# A great substrate mixture!



## Neontra (Aug 16, 2011)

Hey guys. I've used this mixture in my first frog tank and will continue to use it because i've had great results, and IMO, it looks better than the ABG mix. So here it is, it never compresses and remains airy and looks great.

2 parts of course peat moss (HD sells 100 pound bails of it for 10$)
2 parts of coconut fibers (FROM A BASKET, IT CAN'T BE GROUND UP!!!, it works like the tree fern fiber in ABG but works better in making it airy)
1 part partially dried thin leaves (This provides nutrients to the plants, so acts like a fertilizer but is safe) When I say partially dried, I mean crispy, but still green. This is important.

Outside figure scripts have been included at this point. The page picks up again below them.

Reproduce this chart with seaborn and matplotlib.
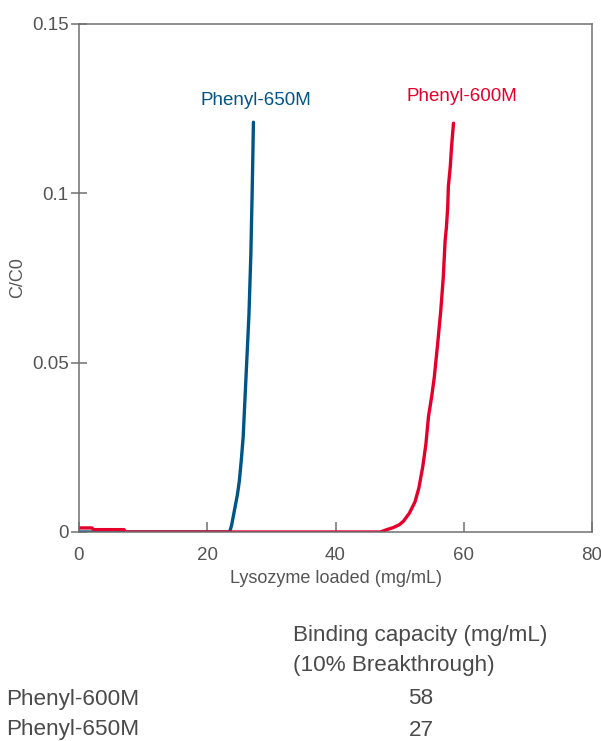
import pandas as pd
import matplotlib
matplotlib.use("Agg")
import matplotlib.pyplot as plt
import seaborn as sns

# Breakthrough curves
x_650 = [0, 10, 20, 23.5, 23.8, 24.1, 24.4, 24.7, 25.0, 25.3, 25.6, 25.9, 26.2,
         26.5, 26.8, 27.0, 27.1, 27.2]
y_650 = [0, 0, 0, 0, 0.002, 0.005, 0.008, 0.011, 0.015, 0.021, 0.028, 0.040, 0.052,
         0.064, 0.082, 0.100, 0.110, 0.121]

x_600 = [0, 2, 2.3, 7, 7.3, 47, 48, 49, 50, 50.6, 51.5, 52.4, 53.0, 53.6, 54.1,
         54.5, 55.0, 55.4, 55.9, 56.4, 56.8, 57.1, 57.3, 57.5, 57.6, 57.9, 58.1, 58.4]
y_600 = [0.0012, 0.0012, 0.0007, 0.0007, 0.0, 0.0, 0.0007, 0.0013, 0.0022, 0.0032,
         0.0055, 0.0089, 0.013, 0.0192, 0.026, 0.0341, 0.040, 0.0456, 0.055, 0.065,
         0.075, 0.0862, 0.090, 0.096, 0.102, 0.1079, 0.1138, 0.1207]

resins = ["Phenyl-650M", "Phenyl-600M"]
colors = {"Phenyl-650M": "#005587", "Phenyl-600M": "#e4002b"}
capacity = ["58", "27"]
table_rows = ["Phenyl-600M", "Phenyl-650M"]

x_ticks = [0, 20, 40, 60, 80]
y_ticks = [0, 0.05, 0.1, 0.15]
y_tick_labels = ["0", "0.05", "0.1", "0.15"]

df = pd.concat([
    pd.DataFrame({"load": x_650, "cc0": y_650, "resin": "Phenyl-650M"}),
    pd.DataFrame({"load": x_600, "cc0": y_600, "resin": "Phenyl-600M"}),
])

sns.set_style("white")
plt.rcParams["font.family"] = ["Liberation Sans", "DejaVu Sans"]

fig = plt.figure(figsize=(6.01, 7.41), dpi=100)
ax = fig.add_axes([79 / 601, 1 - 532 / 741, 513 / 601, 508 / 741])

sns.lineplot(data=df, x="load", y="cc0", hue="resin", hue_order=resins,
             palette=colors, linewidth=2.4, sort=False, estimator=None,
             legend=False, ax=ax)

ax.set_xlim(0, 80)
ax.set_ylim(0, 0.15)
ax.set_xticks(x_ticks)
ax.set_yticks(y_ticks)
ax.set_yticklabels(y_tick_labels)

grey = "#555555"
for s in ax.spines.values():
    s.set_color("#707070")
    s.set_linewidth(1.1)
ax.tick_params(axis="x", bottom=True, direction="in", length=7, width=1.1,
               color="#707070", labelsize=13.5, labelcolor=grey, pad=11)
ax.tick_params(axis="y", left=True, direction="inout", length=11, width=1.1,
               color="#707070", labelsize=13.5, labelcolor=grey, pad=2)

ax.set_xlabel("Lysozyme loaded (mg/mL)", fontsize=13, color=grey, labelpad=4)
ax.set_ylabel("C/C0", fontsize=13, color=grey)
ax.yaxis.set_label_coords(-0.103, 0.5)

ax.text(27.6, 0.1275, "Phenyl-650M", color=colors["Phenyl-650M"], fontsize=13.5,
        ha="center", va="center")
ax.text(59.7, 0.1285, "Phenyl-600M", color=colors["Phenyl-600M"], fontsize=13.5,
        ha="center", va="center")

# binding capacity table under the chart
tcol = "#4a4a4a"
tsize = 16.2
fig.text(293 / 601, 1 - 635 / 741, "Binding capacity (mg/mL)", fontsize=tsize,
         color=tcol, va="center")
fig.text(293 / 601, 1 - 666 / 741, "(10% Breakthrough)", fontsize=tsize,
         color=tcol, va="center")
for i, (name, val) in enumerate(zip(table_rows, capacity)):
    yy = 1 - (699 + 31 * i) / 741
    fig.text(6 / 601, yy, name, fontsize=tsize, color=tcol, va="center")
    fig.text(421 / 601, yy, val, fontsize=tsize, color=tcol,
             va="center", ha="center")

fig.savefig("out.png", dpi=100)
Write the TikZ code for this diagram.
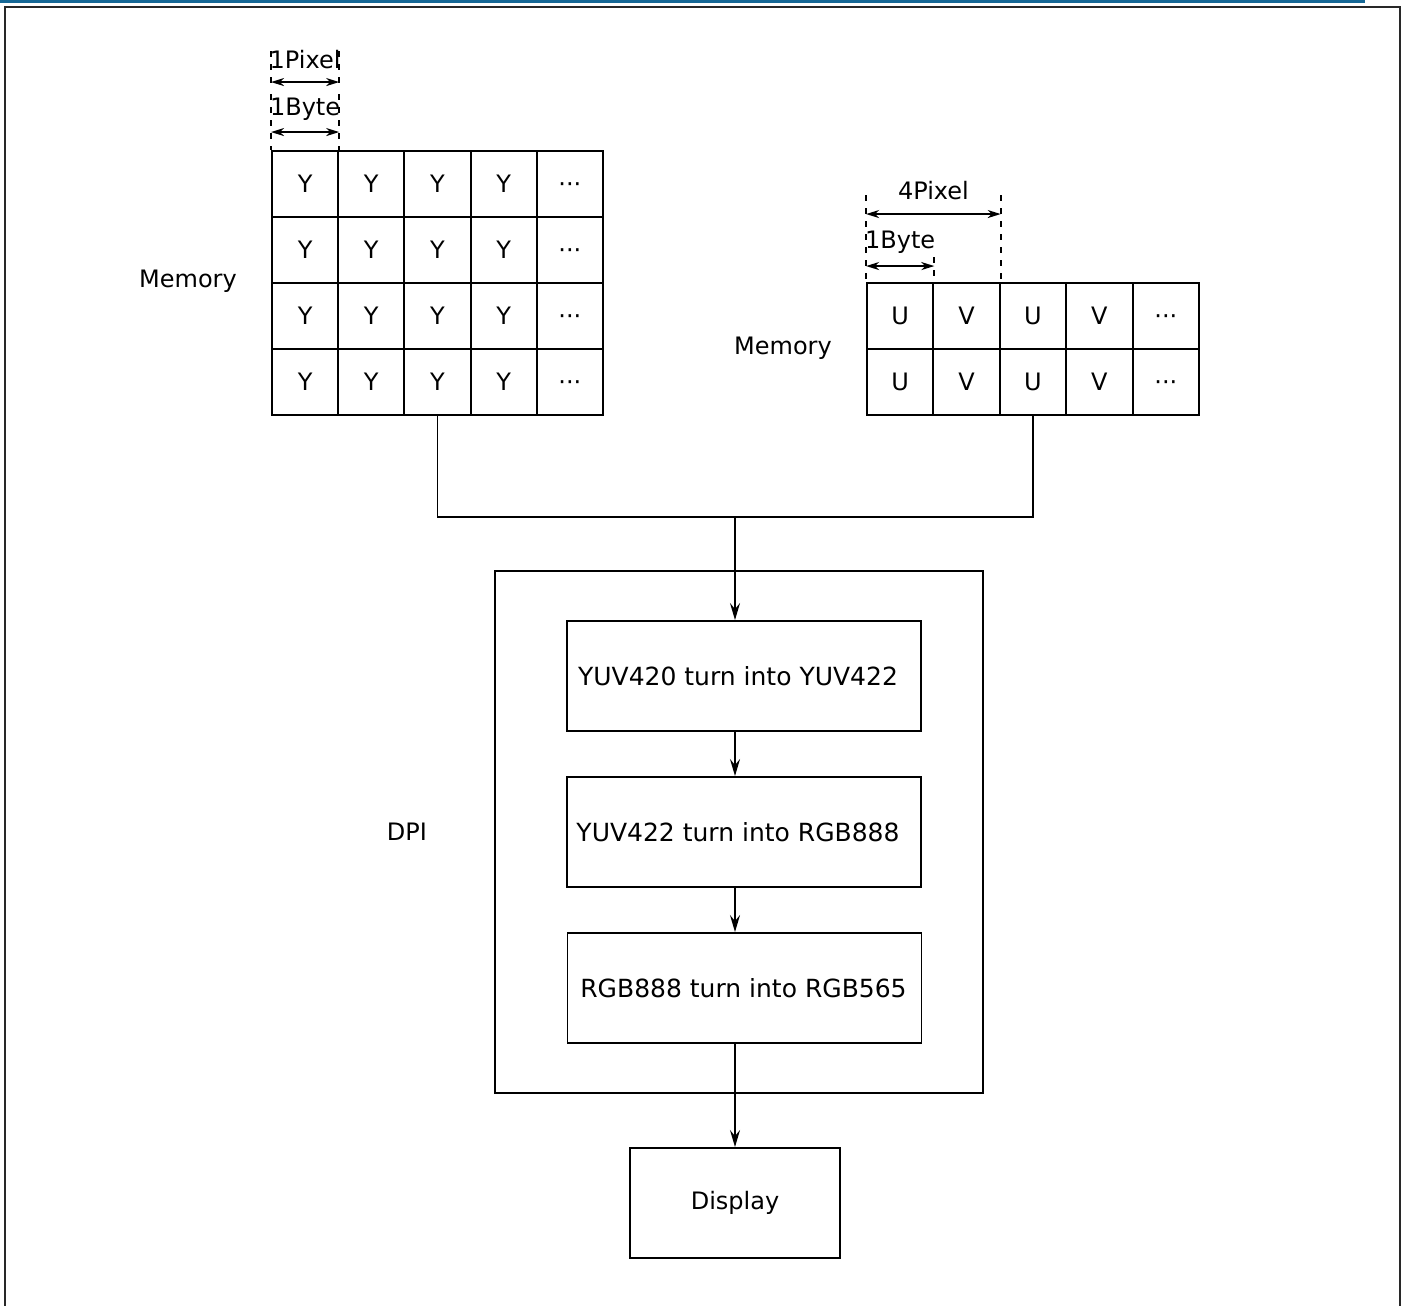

Then when ready to use, add a cup of cool water for every gallon of mix. Then let sit in a sealed Ziploc or shoe box overnight (It "activates" the aspen leaves, making them a soft leaf, and gives it a dark brown color, which means it's giving nutrients to the plants)
Then add to vivarium! It also smells very nice. You can add bark to the mix, but I find it unnecessary. Tell me what you think! Thanks.


----------



## MrFusion (Jul 18, 2011)

If I'm not mistaken, that's going to break down pretty quickly and probably won't drain properly. Hope I'm wrong!


----------



## Neontra (Aug 16, 2011)

MrFusion said:


> If I'm not mistaken, that's going to break down pretty quickly and probably won't drain properly. Hope I'm wrong!


I'll post pictures, it drains very well IMO and hasn't shown any signs after 2 months of breaking down.


----------



## Neontra (Aug 16, 2011)

Here's a pic. It's very airy. In the tank i'm currently building (29g, 20h) I will add some reptibark (I have no access to fir/orchid bark anywhere but online and petstore reptibark.) Sorry for the bad picture, it's in a bag right now for storage. 








The reason for the course peat moss is because all those very tiny stick like things are course cut spagnum moss


----------



## james67 (Jun 28, 2008)

Neontra said:


> 2 parts of coconut fibers (FROM A BASKET, IT CAN'T BE GROUND UP!!!, it works like the tree fern fiber in ABG but works better in making it airy)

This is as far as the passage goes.